The two-year-old fragile PDP-BJP ruling alliance, many say, has been unable to deliver on its promises. While BJP is trying to increase its base in Jammu Kashmir, PDP is fast losing popular faith in its ability to defend Muslims in Kashmir. An alliance between a regional party which advocates soft separatism (PDP) and a federal Hindutva nationalist party (BJP), they believe, makes for the strangest bedfellows, hobbled by two conflicting ideologies trying to work their way together in a contested, conflicted land. Both Congress and NC are trying to make maximum mileage from the weak government in Sri Nagar.
The federal government's message on Kashmir appears to be backfiring.
When PM Modi recently said the youth in Kashmir had to choose between terrorism and tourism, many Kashmiris accused him of trivializing their "protracted struggle". When BJP general secretary Ram Madhav told a newspaper that his government "would have choked" the valley people if it was against them, many locals said it was proof of the government's arrogance.
The shrill anti-Muslim rhetoric by radical Hindutva groups and politics of incidents of cow protection attacking Muslim cattle traders in other parts of India could end up further polarising people in the valley. "The danger," a prominent leader told me, "is that the moderate Kashmiri Muslim is becoming sidelined, and he is being politically radicalized."
The security forces Kashmir, now adhering to Hindutva politics, differ and say they are actually worried about rising "religious radicalization" among the youth in the valley.
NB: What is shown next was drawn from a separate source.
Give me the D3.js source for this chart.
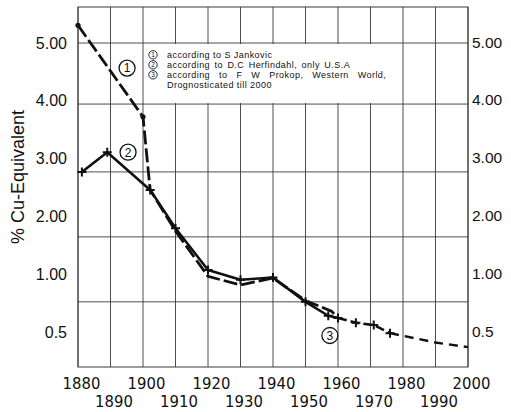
<!DOCTYPE html>
<html><head><meta charset="utf-8">
<script src="https://cdn.jsdelivr.net/npm/d3@7"></script>
<style>
html,body{margin:0;padding:0;background:#fff;}
svg{display:block;}
</style></head>
<body>
<svg id="chart" width="511" height="412"></svg>
<script>
// ---- data ----
const yearsJankovic = [1880, 1900, 1902.2, 1910, 1920, 1930, 1940, 1950, 1958, 1960];
const jankovic      = [5.31, 3.71, 2.45, 1.74, 0.98, 0.905, 0.965, 0.77, 0.68, 0.62];

const yearsHerfindahl = [1881.2, 1889, 1902.2, 1910, 1920, 1930, 1940, 1950, 1957, 1960];
const herfindahl      = [2.76, 3.1, 2.45, 1.79, 1.07, 0.95, 0.97, 0.76, 0.64, 0.62];

const yearsProkop = [1960, 1965.5, 1971, 1976];
const prokop      = [0.62, 0.58, 0.56, 0.49];

const yearsForecast = [1976, 1990, 2000];
const forecast      = [0.49, 0.41, 0.37];

const yTickValues = [0.5, 1, 2, 3, 4, 5];
const yTickLabels = ["0.5", "1.00", "2.00", "3.00", "4.00", "5.00"];
const xTicksTop = [1880, 1900, 1920, 1940, 1960, 1980, 2000];
const xTicksBottom = [1890, 1910, 1930, 1950, 1970, 1990];
const gridYears = d3.range(1880, 2001, 10);
const gridValues = [5, 3.93, 2.76, 1.64, 0.76];

const legendLines = [
  {num: "1", text: "according to S Jankovic"},
  {num: "2", text: "according to D.C Herfindahl, only U.S.A"},
  {num: "3", text: "according to F W Prokop, Western World,"},
  {num: "",  text: "Drognosticated till 2000"}
];
const annotations = [
  {num: "1", year: 1895.1, value: 4.56},
  {num: "2", year: 1895.4, value: 3.1},
  {num: "3", year: 1957.5, value: 0.47}
];

// ---- scales ----
const x = d3.scaleLinear().domain([1880, 2000]).range([78, 468]);
const y = d3.scaleLinear()
  .domain([0.2, 0.5, 1, 2, 3, 4, 5, 5.63])
  .range([367, 332, 274, 216, 158, 100, 43, 7]);

const svg = d3.select("#chart");
const ink = "#111";
const gridCol = "#3a3a3a";
const X0 = x(1880), X1 = x(2000), Y0 = y(0.2), Y1 = y(5.63);

// ---- grid ----
const grid = svg.append("g");
grid.selectAll("line.v").data(gridYears).join("line")
  .attr("x1", d => x(d)).attr("x2", d => x(d))
  .attr("y1", Y1).attr("y2", Y0)
  .attr("stroke", gridCol).attr("stroke-width", 0.9);
grid.selectAll("line.h").data(gridValues).join("line")
  .attr("x1", X0).attr("x2", X1)
  .attr("y1", d => y(d)).attr("y2", d => y(d))
  .attr("stroke", gridCol).attr("stroke-width", 0.9);

// legend background (hides grid inside)
svg.append("rect")
  .attr("x", x(1900) + 1).attr("y", y(5) + 1)
  .attr("width", x(1980) - x(1900) - 2)
  .attr("height", y(3.93) - y(5) - 2)
  .attr("fill", "#fff");

// frame
svg.append("rect").attr("x", X0).attr("y", Y1)
  .attr("width", X1 - X0).attr("height", Y0 - Y1)
  .attr("fill", "none").attr("stroke", gridCol).attr("stroke-width", 1);

// ---- axes ----
const yFmt = d => yTickLabels[yTickValues.indexOf(d)];
const left = svg.append("g").attr("transform", `translate(${X0},0)`)
  .call(d3.axisLeft(y).tickValues(yTickValues).tickFormat(yFmt).tickSize(0).tickPadding(11));
left.select(".domain").remove();
left.selectAll("text").attr("font-family", "'Liberation Sans', Arial, sans-serif")
  .attr("font-size", 16).attr("fill", ink);

const right = svg.append("g").attr("transform", `translate(${X1},0)`)
  .call(d3.axisRight(y).tickValues(yTickValues).tickFormat(yFmt).tickSize(0).tickPadding(4));
right.select(".domain").remove();
right.selectAll("text").attr("font-family", "'Liberation Sans', Arial, sans-serif")
  .attr("font-size", 15.5).attr("fill", ink);

function yearAxis(ticks, baseline) {
  const g = svg.append("g").attr("transform", `translate(0,${Y0})`)
    .call(d3.axisBottom(x).tickValues(ticks).tickFormat(d3.format("d")).tickSize(0));
  g.select(".domain").remove();
  g.selectAll("text")
    .attr("font-family", "'Liberation Sans Narrow', 'Arial Narrow', 'DejaVu Sans Condensed', sans-serif")
    .attr("font-size", 16.5).attr("fill", ink)
    .attr("x", 3).attr("y", baseline - Y0).attr("dy", 0);
}
yearAxis(xTicksTop, 389);
yearAxis(xTicksBottom, 407);

// y title
svg.append("text")
  .attr("transform", `translate(24,177) rotate(-90)`)
  .attr("text-anchor", "middle")
  .attr("font-family", "'Liberation Sans', Arial, sans-serif")
  .attr("font-size", 18).attr("fill", ink)
  .text("% Cu-Equivalent");

// ---- data lines ----
const zip = (xs, ys) => xs.map((d, i) => [d, ys[i]]);
const line = d3.line().x(d => x(d[0])).y(d => y(d[1]));
const dJ = zip(yearsJankovic, jankovic);
const dH = zip(yearsHerfindahl, herfindahl);
const dP = zip(yearsProkop, prokop);
const dF = zip(yearsForecast, forecast);

svg.append("path").attr("d", line(dH)).attr("fill", "none")
  .attr("stroke", ink).attr("stroke-width", 2.6).attr("stroke-linejoin", "round");
svg.append("path").attr("d", line(dJ)).attr("fill", "none")
  .attr("stroke", ink).attr("stroke-width", 2.8).attr("stroke-dasharray", "14,4");
svg.append("path").attr("d", line(dP)).attr("fill", "none")
  .attr("stroke", ink).attr("stroke-width", 2.6).attr("stroke-dasharray", "9,4");
svg.append("path").attr("d", line(dF)).attr("fill", "none")
  .attr("stroke", ink).attr("stroke-width", 2.4).attr("stroke-dasharray", "9,6");

// markers
svg.selectAll("circle.dotJ").data(dJ.slice(0, 2)).join("circle")
  .attr("cx", d => x(d[0])).attr("cy", d => y(d[1])).attr("r", 2.6).attr("fill", ink);
const cross = "M-4.5,0H4.5M0,-4.5V4.5";
svg.selectAll("path.cross").data(dH.slice(0, 9).concat(dP)).join("path")
  .attr("d", cross)
  .attr("transform", d => `translate(${x(d[0])},${y(d[1])})`)
  .attr("stroke", ink).attr("stroke-width", 2).attr("fill", "none");

// circled annotations
const ann = svg.selectAll("g.ann").data(annotations).join("g")
  .attr("transform", d => `translate(${x(d.year)},${y(d.value)})`);
ann.append("circle").attr("r", 8).attr("fill", "#fff").attr("stroke", ink).attr("stroke-width", 1.3);
ann.append("text").attr("text-anchor", "middle").attr("dy", "0.36em")
  .attr("font-family", "'Liberation Sans', Arial, sans-serif").attr("font-size", 12)
  .attr("fill", ink).text(d => d.num);

// ---- legend ----
const lg = svg.append("g");
legendLines.forEach((l, i) => {
  const by = 58 + i * 10;
  if (l.num) {
    lg.append("circle").attr("cx", 153).attr("cy", by - 3.2).attr("r", 4.2)
      .attr("fill", "none").attr("stroke", ink).attr("stroke-width", 0.9);
    lg.append("text").attr("x", 153).attr("y", by - 0.8).attr("text-anchor", "middle")
      .attr("font-family", "'Liberation Sans', Arial, sans-serif").attr("font-size", 6.5)
      .attr("fill", ink).text(l.num);
  }
  lg.append("text").attr("x", 167).attr("y", by)
    .attr("font-family", "'Liberation Sans', Arial, sans-serif").attr("font-size", 9)
    .attr("letter-spacing", 0.45)
    .attr("word-spacing", i === 2 ? 6 : (i === 1 ? 1.5 : 0))
    .attr("fill", ink).text(l.text);
});
</script>
</body></html>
A top army official in Kashmir, Lt-Gen JS Sadhu, told a newspaper that the "public support to terrorists, their glorification and increased radicalization are issues of concern". Kashmiri public does not the government or governor or New Delhi masters. One army official said that religious radicalization was a "bigger challenge than stone pelting protesters". He even claims that some 3,000 Saudi-inspired Wahhabi sect mosques had sprung up in Kashmir in the past decade. The military is eager to build some Hindu structures in Kashmir valley al s well.
Most Kashmiris say the government should be more worried about the cause of "political radicalization" of the young, and that fears of religious radicalization were exaggerated and overblown. Also, the low turnout in this month's elections has rattled the region's mainstream parties. "If mainstream politics is delegitimized and people refuse to vote for them, the vacuum will be obviously filled up with a disorganized mob-led constituency," Mattoo of the National Conference said.
In his memoirs, Amarjit Singh Daulat, the former chief of India's spy agency RAW wrote that "nothing is constant; least of all Kashmir". But right now, the anomie and anger of the youth, and a worrying people's revolt against Indian rule, appear to be the only constants.
If New Delhi still believes that Indian military in Kashmir could solve the Kashmir problems by Zionist or Indian guns there it is mistaken- it is ridiculous for any regime which is serious about democracy to think of a military solution. Kashmir requires political solution. If India still think Kashmiris want to be controlled by Indian military, then, a referendum should be organized under the UN flag.
As India's most restive region JK stares down the abyss of what a commentator calls another "hot summer of violence", the doom-laden headline has returned with a vengeance: Should India let Kashmiris live on their own as a sovereign nation?